Exercise directions ::
Only the lines from the start of the data below through the line that contains "-1, 0, 1, 2, 3];" are to be copied, exactly and without pictures.
§ §
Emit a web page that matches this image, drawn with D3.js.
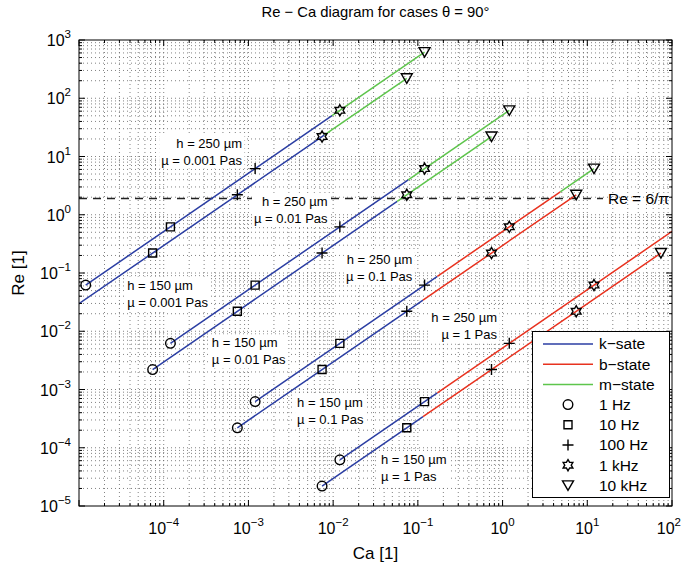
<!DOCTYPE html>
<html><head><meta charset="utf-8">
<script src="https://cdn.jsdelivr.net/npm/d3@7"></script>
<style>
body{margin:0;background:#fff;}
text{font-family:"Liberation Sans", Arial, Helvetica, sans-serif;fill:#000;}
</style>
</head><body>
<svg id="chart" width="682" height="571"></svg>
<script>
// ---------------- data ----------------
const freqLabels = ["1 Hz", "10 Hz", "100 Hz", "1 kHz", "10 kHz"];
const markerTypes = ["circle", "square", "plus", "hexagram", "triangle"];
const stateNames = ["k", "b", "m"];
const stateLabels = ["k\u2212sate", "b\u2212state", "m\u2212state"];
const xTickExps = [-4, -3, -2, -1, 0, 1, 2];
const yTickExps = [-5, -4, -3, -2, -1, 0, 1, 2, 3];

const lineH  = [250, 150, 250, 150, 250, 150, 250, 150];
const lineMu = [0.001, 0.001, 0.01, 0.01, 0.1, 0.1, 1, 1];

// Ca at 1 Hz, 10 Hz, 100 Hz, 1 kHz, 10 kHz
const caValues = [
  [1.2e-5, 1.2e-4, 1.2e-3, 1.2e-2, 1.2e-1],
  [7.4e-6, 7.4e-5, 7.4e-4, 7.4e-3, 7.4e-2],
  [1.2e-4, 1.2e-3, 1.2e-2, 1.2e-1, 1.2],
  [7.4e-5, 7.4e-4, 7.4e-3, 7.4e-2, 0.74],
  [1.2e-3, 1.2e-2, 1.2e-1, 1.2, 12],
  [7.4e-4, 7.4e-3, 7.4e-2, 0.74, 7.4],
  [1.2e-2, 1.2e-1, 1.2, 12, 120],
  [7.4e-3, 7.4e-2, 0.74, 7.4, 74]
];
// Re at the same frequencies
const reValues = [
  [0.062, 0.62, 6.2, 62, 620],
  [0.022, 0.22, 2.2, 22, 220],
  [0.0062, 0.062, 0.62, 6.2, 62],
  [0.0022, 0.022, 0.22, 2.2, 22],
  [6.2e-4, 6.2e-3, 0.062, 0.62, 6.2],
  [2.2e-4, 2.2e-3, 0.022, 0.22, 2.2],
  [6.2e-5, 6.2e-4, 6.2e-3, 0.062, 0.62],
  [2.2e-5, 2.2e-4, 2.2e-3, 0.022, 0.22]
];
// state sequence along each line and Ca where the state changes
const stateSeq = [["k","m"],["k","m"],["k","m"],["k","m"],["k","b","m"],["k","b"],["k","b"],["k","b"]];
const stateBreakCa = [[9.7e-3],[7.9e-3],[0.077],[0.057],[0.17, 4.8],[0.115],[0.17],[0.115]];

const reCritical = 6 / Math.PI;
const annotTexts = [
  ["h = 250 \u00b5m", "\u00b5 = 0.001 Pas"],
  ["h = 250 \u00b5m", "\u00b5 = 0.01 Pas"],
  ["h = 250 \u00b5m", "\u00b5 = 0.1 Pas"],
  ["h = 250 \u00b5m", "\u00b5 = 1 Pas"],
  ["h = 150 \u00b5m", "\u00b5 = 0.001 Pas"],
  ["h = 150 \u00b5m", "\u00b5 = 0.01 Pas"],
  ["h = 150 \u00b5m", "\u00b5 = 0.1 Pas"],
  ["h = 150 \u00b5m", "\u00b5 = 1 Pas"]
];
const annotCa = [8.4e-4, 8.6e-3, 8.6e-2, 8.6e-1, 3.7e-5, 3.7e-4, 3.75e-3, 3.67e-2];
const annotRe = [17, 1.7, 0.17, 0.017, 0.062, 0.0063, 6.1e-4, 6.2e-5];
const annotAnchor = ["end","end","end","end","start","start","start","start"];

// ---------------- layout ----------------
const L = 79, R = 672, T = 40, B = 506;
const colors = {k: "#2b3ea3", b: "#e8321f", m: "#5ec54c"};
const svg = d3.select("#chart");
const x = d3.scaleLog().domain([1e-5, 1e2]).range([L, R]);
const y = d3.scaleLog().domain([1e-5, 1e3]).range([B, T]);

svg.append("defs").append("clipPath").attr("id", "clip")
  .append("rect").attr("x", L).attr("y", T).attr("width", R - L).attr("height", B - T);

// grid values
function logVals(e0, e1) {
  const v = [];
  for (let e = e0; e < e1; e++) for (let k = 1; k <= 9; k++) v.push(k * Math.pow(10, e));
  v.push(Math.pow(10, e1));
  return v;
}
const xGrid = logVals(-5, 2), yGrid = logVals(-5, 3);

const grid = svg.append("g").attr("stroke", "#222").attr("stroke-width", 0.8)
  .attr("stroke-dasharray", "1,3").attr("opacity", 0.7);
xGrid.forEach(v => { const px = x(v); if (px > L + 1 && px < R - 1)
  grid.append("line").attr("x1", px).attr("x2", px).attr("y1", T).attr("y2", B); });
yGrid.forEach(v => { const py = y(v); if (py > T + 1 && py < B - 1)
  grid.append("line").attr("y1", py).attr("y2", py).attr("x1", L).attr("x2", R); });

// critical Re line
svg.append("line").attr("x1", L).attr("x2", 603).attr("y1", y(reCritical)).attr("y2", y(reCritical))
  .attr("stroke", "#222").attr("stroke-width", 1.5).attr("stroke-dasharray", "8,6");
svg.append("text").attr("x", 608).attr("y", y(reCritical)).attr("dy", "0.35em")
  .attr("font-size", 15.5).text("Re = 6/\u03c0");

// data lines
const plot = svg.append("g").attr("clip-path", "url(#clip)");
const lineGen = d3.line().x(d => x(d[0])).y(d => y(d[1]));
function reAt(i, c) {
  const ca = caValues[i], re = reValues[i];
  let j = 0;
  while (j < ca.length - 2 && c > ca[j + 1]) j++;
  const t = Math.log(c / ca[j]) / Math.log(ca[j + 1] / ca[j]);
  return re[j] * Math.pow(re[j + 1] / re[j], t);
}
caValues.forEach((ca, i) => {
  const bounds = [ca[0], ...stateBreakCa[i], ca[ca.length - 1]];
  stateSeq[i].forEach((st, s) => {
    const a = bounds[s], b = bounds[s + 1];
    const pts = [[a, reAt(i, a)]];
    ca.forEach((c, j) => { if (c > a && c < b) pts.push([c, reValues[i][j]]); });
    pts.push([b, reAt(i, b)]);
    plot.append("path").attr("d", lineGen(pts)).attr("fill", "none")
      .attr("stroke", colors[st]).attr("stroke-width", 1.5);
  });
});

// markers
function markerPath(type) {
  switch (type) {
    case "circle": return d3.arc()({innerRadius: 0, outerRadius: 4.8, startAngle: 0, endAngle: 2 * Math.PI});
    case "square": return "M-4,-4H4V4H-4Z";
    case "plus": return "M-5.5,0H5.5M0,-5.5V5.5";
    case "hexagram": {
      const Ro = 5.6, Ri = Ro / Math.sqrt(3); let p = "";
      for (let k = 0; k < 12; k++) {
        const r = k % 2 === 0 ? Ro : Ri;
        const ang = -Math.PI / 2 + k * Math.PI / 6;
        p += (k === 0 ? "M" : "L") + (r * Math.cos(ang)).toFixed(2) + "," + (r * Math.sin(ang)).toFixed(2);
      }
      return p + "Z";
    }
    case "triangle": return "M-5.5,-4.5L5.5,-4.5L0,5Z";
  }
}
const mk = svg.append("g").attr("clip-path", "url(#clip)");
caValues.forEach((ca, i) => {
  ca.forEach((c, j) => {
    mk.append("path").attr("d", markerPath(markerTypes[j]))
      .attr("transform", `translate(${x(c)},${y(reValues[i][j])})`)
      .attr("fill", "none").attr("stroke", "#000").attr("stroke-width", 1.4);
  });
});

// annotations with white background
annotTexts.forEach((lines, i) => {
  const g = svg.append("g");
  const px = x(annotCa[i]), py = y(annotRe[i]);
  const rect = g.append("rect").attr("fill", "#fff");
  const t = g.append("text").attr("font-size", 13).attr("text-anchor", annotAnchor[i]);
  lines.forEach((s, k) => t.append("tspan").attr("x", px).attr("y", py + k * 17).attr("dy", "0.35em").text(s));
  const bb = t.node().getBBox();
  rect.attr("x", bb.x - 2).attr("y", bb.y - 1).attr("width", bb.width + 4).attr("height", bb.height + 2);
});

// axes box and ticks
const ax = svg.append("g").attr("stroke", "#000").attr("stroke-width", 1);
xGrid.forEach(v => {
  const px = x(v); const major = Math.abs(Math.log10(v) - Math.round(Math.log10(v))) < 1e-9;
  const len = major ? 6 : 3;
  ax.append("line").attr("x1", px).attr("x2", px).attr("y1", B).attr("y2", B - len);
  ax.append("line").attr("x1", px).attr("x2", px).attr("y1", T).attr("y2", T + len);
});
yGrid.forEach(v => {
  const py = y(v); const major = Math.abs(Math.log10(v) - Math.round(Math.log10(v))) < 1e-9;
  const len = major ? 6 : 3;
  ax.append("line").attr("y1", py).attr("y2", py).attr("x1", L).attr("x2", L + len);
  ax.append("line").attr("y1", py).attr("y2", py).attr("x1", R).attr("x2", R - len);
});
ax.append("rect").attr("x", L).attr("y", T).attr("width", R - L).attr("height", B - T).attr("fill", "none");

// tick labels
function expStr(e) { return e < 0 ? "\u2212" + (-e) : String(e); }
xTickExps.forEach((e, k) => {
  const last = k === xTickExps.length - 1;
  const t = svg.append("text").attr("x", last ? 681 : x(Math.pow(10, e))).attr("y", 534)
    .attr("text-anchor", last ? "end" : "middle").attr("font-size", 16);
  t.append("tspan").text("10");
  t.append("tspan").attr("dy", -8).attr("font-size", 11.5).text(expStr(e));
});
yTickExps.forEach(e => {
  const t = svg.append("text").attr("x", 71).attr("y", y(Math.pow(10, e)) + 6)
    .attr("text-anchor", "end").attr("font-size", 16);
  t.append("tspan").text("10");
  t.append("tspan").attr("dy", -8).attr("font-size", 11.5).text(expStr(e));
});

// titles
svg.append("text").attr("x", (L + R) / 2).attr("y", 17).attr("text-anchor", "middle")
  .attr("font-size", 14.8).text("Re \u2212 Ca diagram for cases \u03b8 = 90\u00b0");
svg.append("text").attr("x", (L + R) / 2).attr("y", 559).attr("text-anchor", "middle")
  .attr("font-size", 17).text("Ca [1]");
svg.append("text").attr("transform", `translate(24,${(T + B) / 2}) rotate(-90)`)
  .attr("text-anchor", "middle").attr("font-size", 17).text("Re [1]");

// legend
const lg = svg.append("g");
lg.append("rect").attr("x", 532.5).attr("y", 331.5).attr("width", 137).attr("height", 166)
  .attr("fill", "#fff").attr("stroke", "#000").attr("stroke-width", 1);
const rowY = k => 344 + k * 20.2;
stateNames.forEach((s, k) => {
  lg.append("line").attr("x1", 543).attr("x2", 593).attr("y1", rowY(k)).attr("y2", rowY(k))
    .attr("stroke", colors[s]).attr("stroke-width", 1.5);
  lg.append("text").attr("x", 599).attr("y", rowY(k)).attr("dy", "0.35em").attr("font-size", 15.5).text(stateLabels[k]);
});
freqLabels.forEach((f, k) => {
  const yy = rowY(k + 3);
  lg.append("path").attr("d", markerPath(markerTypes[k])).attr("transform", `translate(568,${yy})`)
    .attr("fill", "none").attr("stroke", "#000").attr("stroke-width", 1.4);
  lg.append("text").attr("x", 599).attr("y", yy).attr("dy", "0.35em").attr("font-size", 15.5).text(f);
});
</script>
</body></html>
§ §
Response ::
Emit a web page that matches this image, drawn with D3.js.
<!DOCTYPE html>
<html><head><meta charset="utf-8">
<script src="https://cdn.jsdelivr.net/npm/d3@7"></script>
<style>
body{margin:0;background:#fff;}
text{font-family:"Liberation Sans", Arial, Helvetica, sans-serif;fill:#000;}
</style>
</head><body>
<svg id="chart" width="682" height="571"></svg>
<script>
// ---------------- data ----------------
const freqLabels = ["1 Hz", "10 Hz", "100 Hz", "1 kHz", "10 kHz"];
const markerTypes = ["circle", "square", "plus", "hexagram", "triangle"];
const stateNames = ["k", "b", "m"];
const stateLabels = ["k\u2212sate", "b\u2212state", "m\u2212state"];
const xTickExps = [-4, -3, -2, -1, 0, 1, 2];
const yTickExps = [-5, -4, -3, -2, -1, 0, 1, 2, 3];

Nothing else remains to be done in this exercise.